In this instance, there is a compelling case for the United States to lead a concerted effort to enlist allies and partners in a broader legal effort to hold China—and Chinese leaders—accountable for these cybercrimes. That effort, composed as it must be of criminal indictments, prosecution, and economic sanctions, cannot succeed without a broad base of global support. The diplomatic boycott of the Games, even as it was unsuccessful in ending the human rights violations and genocidal practices of the Chinese state, may well have proved its worth as the first tangible evidence of the willingness of nations to stand together and stand up to Beijing.

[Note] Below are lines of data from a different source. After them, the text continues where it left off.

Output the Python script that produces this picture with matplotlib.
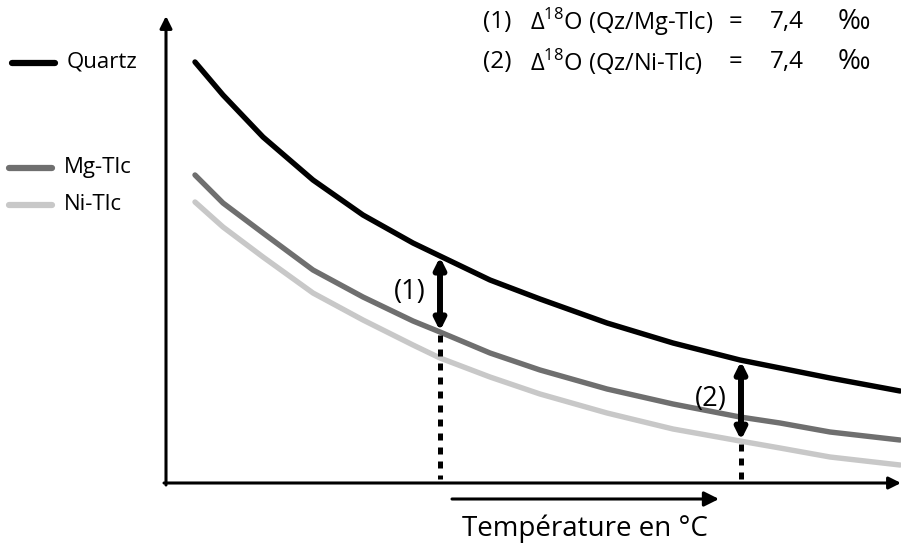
import numpy as np
import matplotlib
matplotlib.use('Agg')
import matplotlib.pyplot as plt

plt.rcParams['font.family'] = ['Open Sans', 'DejaVu Sans']
plt.rcParams['mathtext.fontset'] = 'custom'
plt.rcParams['mathtext.rm'] = 'Open Sans'

# curves (arbitrary units: x = temperature, y = delta18O, y grows downward)
temp = [195, 223, 263, 313, 363, 413, 440, 490, 540, 607, 673, 740, 780, 830, 900]
quartz = [62, 95, 137, 180, 215, 243, 256, 280, 299, 323, 343, 360, 368, 378, 391]
mg_tlc = [175, 203, 233, 270, 297, 321, 332, 353, 370, 389, 404, 417, 423, 432, 440]
ni_tlc = [202, 227, 257, 293, 320, 345, 358, 377, 394, 413, 429, 441, 448, 457, 465]

names = ['Quartz', 'Mg-Tlc', 'Ni-Tlc']
colors = ['#000000', '#6f6f6f', '#c8c8c8']
legend_y = [63, 168, 205]

# points where the fractionation is read
t_marks = [440, 741]
mark_labels = ['(1)', '(2)']
annot_num = ['(1)', '(2)']
annot_pair = ['Δ$^{18}$O (Qz/Mg-Tlc)', 'Δ$^{18}$O (Qz/Ni-Tlc)']
annot_val = ['7,4', '7,4']

H = 545
def up(v):
   return H - np.asarray(v, dtype=float)

fig = plt.figure(figsize=(9.01, 5.45), dpi=100)
ax = fig.add_axes([0, 0, 1, 1])
ax.set_xlim(0, 901)
ax.set_ylim(0, H)
ax.axis('off')

# axes with arrows
ax.annotate('', xy=(166, up(16)), xytext=(166, up(485)),
            arrowprops=dict(arrowstyle='-|>', lw=2.2, color='k', mutation_scale=18, shrinkA=0, shrinkB=0))
ax.annotate('', xy=(901, up(483)), xytext=(164, up(483)),
            arrowprops=dict(arrowstyle='-|>', lw=2.2, color='k', mutation_scale=18, shrinkA=0, shrinkB=0))

series = [quartz, mg_tlc, ni_tlc]
for s, c in zip(series[::-1], colors[::-1]):
   ax.plot(temp, up(s), color=c, lw=3.9, solid_capstyle='round', solid_joinstyle='round', zorder=3)

# legend drawn by hand on the left
for n, c, y in zip(names, colors, legend_y):
   x0 = 12 if n == 'Quartz' else 9
   ax.plot([x0, x0 + 43], [up(y), up(y)], color=c, lw=4.5, solid_capstyle='round')
   ax.text(x0 + 55, up(y) + 1, n, fontsize=16, va='center', ha='left')

# double arrows and dotted drop lines
ends = [(np.interp(t_marks[0], temp, quartz), np.interp(t_marks[0], temp, mg_tlc)),
        (np.interp(t_marks[1], temp, quartz), np.interp(t_marks[1], temp, ni_tlc))]
for t, (a, b), lab in zip(t_marks, ends, mark_labels):
   ax.annotate('', xy=(t, up(a + 1)), xytext=(t, up(b - 1)),
               arrowprops=dict(arrowstyle='<|-|>', lw=4.3, color='k', mutation_scale=16, shrinkA=0, shrinkB=0),
               zorder=5)
   ax.plot([t, t], [up(b + 3), up(479)], color='k', lw=3.6, linestyle=(0, (1.4, 1.4)),
           dash_capstyle='butt', zorder=4)
   ax.text(t - 14, up((a + b) / 2 - 2), lab, fontsize=19.5, ha='right', va='center')

# temperature arrow
ax.annotate('', xy=(719, up(499)), xytext=(452, up(499)),
            arrowprops=dict(arrowstyle='-|>', lw=2.2, color='k', mutation_scale=22, shrinkA=0, shrinkB=0))
ax.text(585, up(529), 'Température en °C', fontsize=20, ha='center', va='center')

for i in range(2):
   y = up(22 + 40 * i)
   ax.text(483, y, annot_num[i], fontsize=17.5, ha='left', va='center')
   ax.text(530, y, annot_pair[i], fontsize=17, ha='left', va='center')
   ax.text(729, y, '=', fontsize=17, ha='left', va='center')
   ax.text(770, y, annot_val[i], fontsize=17.5, ha='left', va='center')
   ax.text(838, y, '‰', fontsize=20, ha='left', va='center')

fig.savefig('out.png', dpi=100)
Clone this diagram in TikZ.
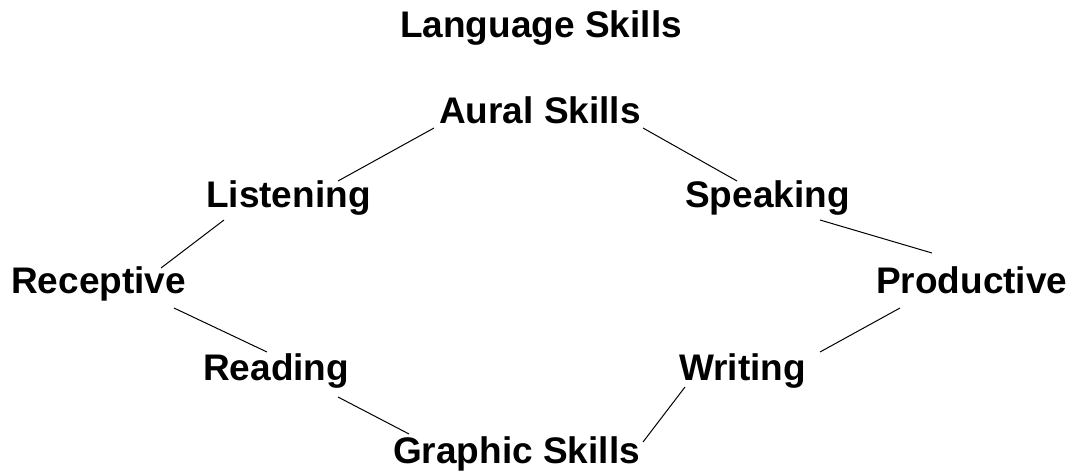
\documentclass[tikz,border=0pt]{standalone}
\usepackage{fontspec}
\setmainfont{Liberation Sans}
\usepackage{tikz}
\usetikzlibrary{positioning}

\begin{document}
\begin{tikzpicture}[x=1pt,y=-1pt]
	\tikzset{skill/.style={anchor=base west,inner sep=0pt,font=\fontsize{37}{44}\selectfont\bfseries}}
	\useasboundingbox (0,0) rectangle (1071,472);
	\node[skill] (lang) at (400,37) {Language Skills};
	\node[skill] (aural) at (439,123) {Aural Skills};
	\node[skill] (listen) at (206,207) {Listening};
	\node[skill] (speak) at (685,207) {Speaking};
	\node[skill] (recep) at (11,293) {Receptive};
	\node[skill] (prod) at (876,293) {Productive};
	\node[skill] (read) at (203,380) {Reading};
	\node[skill] (write) at (679,380) {Writing};
	\node[skill] (graph) at (393,463) {Graphic Skills};
	\path[draw,line width=1pt]
		([shift={(-5,5)}]aural.base west) edge ([shift={(132,-26)}]listen.base west)
		([shift={(204,5)}]aural.base west) edge ([shift={(52,-26)}]speak.base west)
		([shift={(18,13)}]listen.base west) edge ([shift={(150,-25)}]recep.base west)
		([shift={(135,13)}]speak.base west) edge ([shift={(56,-40)}]prod.base west)
		([shift={(163,15)}]recep.base west) edge ([shift={(64,-28)}]read.base west)
		([shift={(24,15)}]prod.base west) edge ([shift={(141,-28)}]write.base west)
		([shift={(135,17)}]read.base west) edge ([shift={(16,-29)}]graph.base west)
		([shift={(6,7)}]write.base west) edge ([shift={(250,-21)}]graph.base west);
\end{tikzpicture}
\end{document}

The boycott, the alarms, and the warnings occasioned by the 2022 Winter Olympics may be the first sign of solidarity in opposition to Beijing even as China feigns compliance with the rule of law, makes a pretense of respect for human rights, and goes through the motions of adherence to international norms of behavior. It is also a clear sign that the United States must continue to lead by example and redefine relations with China that ensure the health, safety, well-being, and security of the American people. No Americans—at home or abroad in China or in other nations—should fear for their safety when calling on Beijing to be an honest partner in business, a good neighbor in the world community, a prudent steward of the environment, or when openly and honestly criticizing human rights violations and genocide.

No citizens of any country should live in fear of Beijing. Even the citizens of China.